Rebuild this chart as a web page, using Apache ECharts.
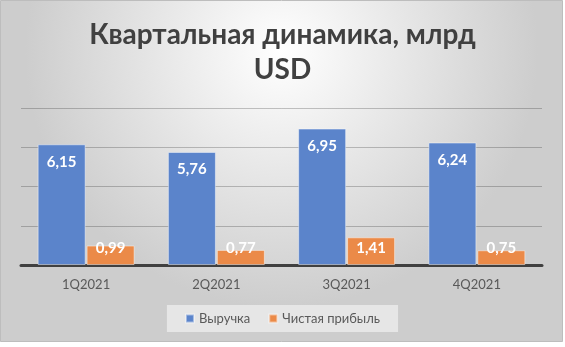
<!DOCTYPE html>
<html>
<head>
<meta charset="utf-8">
<script src="https://cdn.jsdelivr.net/npm/echarts@6/dist/echarts.min.js"></script>
<style>
html,body{margin:0;padding:0;background:#fff;}
#c{width:565px;height:347px;}
</style>
</head>
<body>
<div id="c"></div>
<script>
const categories = ['1Q2021', '2Q2021', '3Q2021', '4Q2021'];
const revenue = [6.15, 5.76, 6.95, 6.24];
const netProfit = [0.99, 0.77, 1.41, 0.75];
const seriesNames = ['Выручка', 'Чистая прибыль'];
const titleText = 'Квартальная динамика, млрд\nUSD';

const chart = echarts.init(document.getElementById('c'), null, {renderer: 'canvas'});
const fmt = p => p.value.toFixed(2).replace('.', ',');
const FONT = 'Lato, "Open Sans", sans-serif';

chart.setOption({
  animation: false,
  textStyle: {fontFamily: FONT},
  graphic: [{
    type: 'rect',
    z: -100,
    silent: true,
    shape: {x: 0.5, y: 0.5, width: 562, height: 341},
    style: {
      fill: new echarts.graphic.RadialGradient(0.5, 0.15, 0.75, [
        {offset: 0, color: '#ffffff'},
        {offset: 1, color: '#cdcdcd'}
      ]),
      stroke: '#bdbdbd',
      lineWidth: 1
    }
  }],
  title: {
    text: titleText,
    left: 'center',
    top: 12,
    textStyle: {
      fontFamily: FONT,
      fontSize: 28,
      fontWeight: 'bold',
      color: '#404040',
      lineHeight: 35
    }
  },
  legend: {
    data: seriesNames,
    bottom: 15,
    left: 'center',
    icon: 'rect',
    itemWidth: 8,
    itemHeight: 8,
    itemGap: 18,
    padding: [7, 18, 7, 18],
    backgroundColor: 'rgba(238,238,238,0.75)',
    textStyle: {fontFamily: FONT, fontSize: 13, color: '#595959'}
  },
  grid: {left: 21, right: 23, top: 108, bottom: 82, containLabel: false},
  xAxis: {
    type: 'category',
    data: categories,
    axisLine: {lineStyle: {color: '#404040', width: 3}},
    axisTick: {show: false},
    axisLabel: {fontFamily: FONT, fontSize: 13, color: '#595959', margin: 13}
  },
  yAxis: {
    type: 'value',
    min: 0,
    max: 8,
    interval: 2,
    axisLabel: {show: false},
    axisLine: {show: false},
    axisTick: {show: false},
    splitLine: {lineStyle: {color: 'rgba(0,0,0,0.22)', width: 1}}
  },
  series: [{
    name: seriesNames[0],
    type: 'bar',
    data: revenue,
    barWidth: 48,
    barGap: '2%',
    itemStyle: {color: '#5b84cb', borderColor: 'rgba(255,255,255,0.45)', borderWidth: 1},
    label: {
      show: true,
      position: 'insideTop',
      distance: 10,
      formatter: fmt,
      color: '#ffffff',
      fontFamily: FONT,
      fontSize: 15,
      fontWeight: 'bold'
    }
  }, {
    name: seriesNames[1],
    type: 'bar',
    data: netProfit,
    barWidth: 48,
    barGap: '2%',
    itemStyle: {color: '#eb8a48', borderColor: 'rgba(255,255,255,0.45)', borderWidth: 1},
    label: {
      show: true,
      position: 'insideBottom',
      distance: 9,
      formatter: fmt,
      color: '#ffffff',
      fontFamily: FONT,
      fontSize: 15,
      fontWeight: 'bold'
    }
  }]
});
</script>
</body>
</html>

◆ ◆ ◆ ◆ ◆

#### [Work required]
Copy all the lines of data exactly as they appear, dropping any images.

#### [Output]
Rebuild this chart as a web page, using Apache ECharts.
<!DOCTYPE html>
<html>
<head>
<meta charset="utf-8">
<script src="https://cdn.jsdelivr.net/npm/echarts@6/dist/echarts.min.js"></script>
<style>
html,body{margin:0;padding:0;background:#fff;}
#c{width:565px;height:347px;}
</style>
</head>
<body>
<div id="c"></div>
<script>
const categories = ['1Q2021', '2Q2021', '3Q2021', '4Q2021'];
const revenue = [6.15, 5.76, 6.95, 6.24];
const netProfit = [0.99, 0.77, 1.41, 0.75];
const seriesNames = ['Выручка', 'Чистая прибыль'];
const titleText = 'Квартальная динамика, млрд\nUSD';

const chart = echarts.init(document.getElementById('c'), null, {renderer: 'canvas'});
const fmt = p => p.value.toFixed(2).replace('.', ',');
const FONT = 'Lato, "Open Sans", sans-serif';

chart.setOption({
  animation: false,
  textStyle: {fontFamily: FONT},
  graphic: [{
    type: 'rect',
    z: -100,
    silent: true,
    shape: {x: 0.5, y: 0.5, width: 562, height: 341},
    style: {
      fill: new echarts.graphic.RadialGradient(0.5, 0.15, 0.75, [
        {offset: 0, color: '#ffffff'},
        {offset: 1, color: '#cdcdcd'}
      ]),
      stroke: '#bdbdbd',
      lineWidth: 1
    }
  }],
  title: {
    text: titleText,
    left: 'center',
    top: 12,
    textStyle: {
      fontFamily: FONT,
      fontSize: 28,
      fontWeight: 'bold',
      color: '#404040',
      lineHeight: 35
    }
  },
  legend: {
    data: seriesNames,
    bottom: 15,
    left: 'center',
    icon: 'rect',
    itemWidth: 8,
    itemHeight: 8,
    itemGap: 18,
    padding: [7, 18, 7, 18],
    backgroundColor: 'rgba(238,238,238,0.75)',
    textStyle: {fontFamily: FONT, fontSize: 13, color: '#595959'}
  },
  grid: {left: 21, right: 23, top: 108, bottom: 82, containLabel: false},
  xAxis: {
    type: 'category',
    data: categories,
    axisLine: {lineStyle: {color: '#404040', width: 3}},
    axisTick: {show: false},
    axisLabel: {fontFamily: FONT, fontSize: 13, color: '#595959', margin: 13}
  },
  yAxis: {
    type: 'value',
    min: 0,
    max: 8,
    interval: 2,
    axisLabel: {show: false},
    axisLine: {show: false},
    axisTick: {show: false},
    splitLine: {lineStyle: {color: 'rgba(0,0,0,0.22)', width: 1}}
  },
  series: [{
    name: seriesNames[0],
    type: 'bar',
    data: revenue,
    barWidth: 48,
    barGap: '2%',
    itemStyle: {color: '#5b84cb', borderColor: 'rgba(255,255,255,0.45)', borderWidth: 1},
    label: {
      show: true,
      position: 'insideTop',
      distance: 10,
      formatter: fmt,
      color: '#ffffff',
      fontFamily: FONT,
      fontSize: 15,
      fontWeight: 'bold'
    }
  }, {
    name: seriesNames[1],
    type: 'bar',
    data: netProfit,
    barWidth: 48,
    barGap: '2%',
    itemStyle: {color: '#eb8a48', borderColor: 'rgba(255,255,255,0.45)', borderWidth: 1},
    label: {
      show: true,
      position: 'insideBottom',
      distance: 9,
      formatter: fmt,
      color: '#ffffff',
      fontFamily: FONT,
      fontSize: 15,
      fontWeight: 'bold'
    }
  }]
});
</script>
</body>
</html>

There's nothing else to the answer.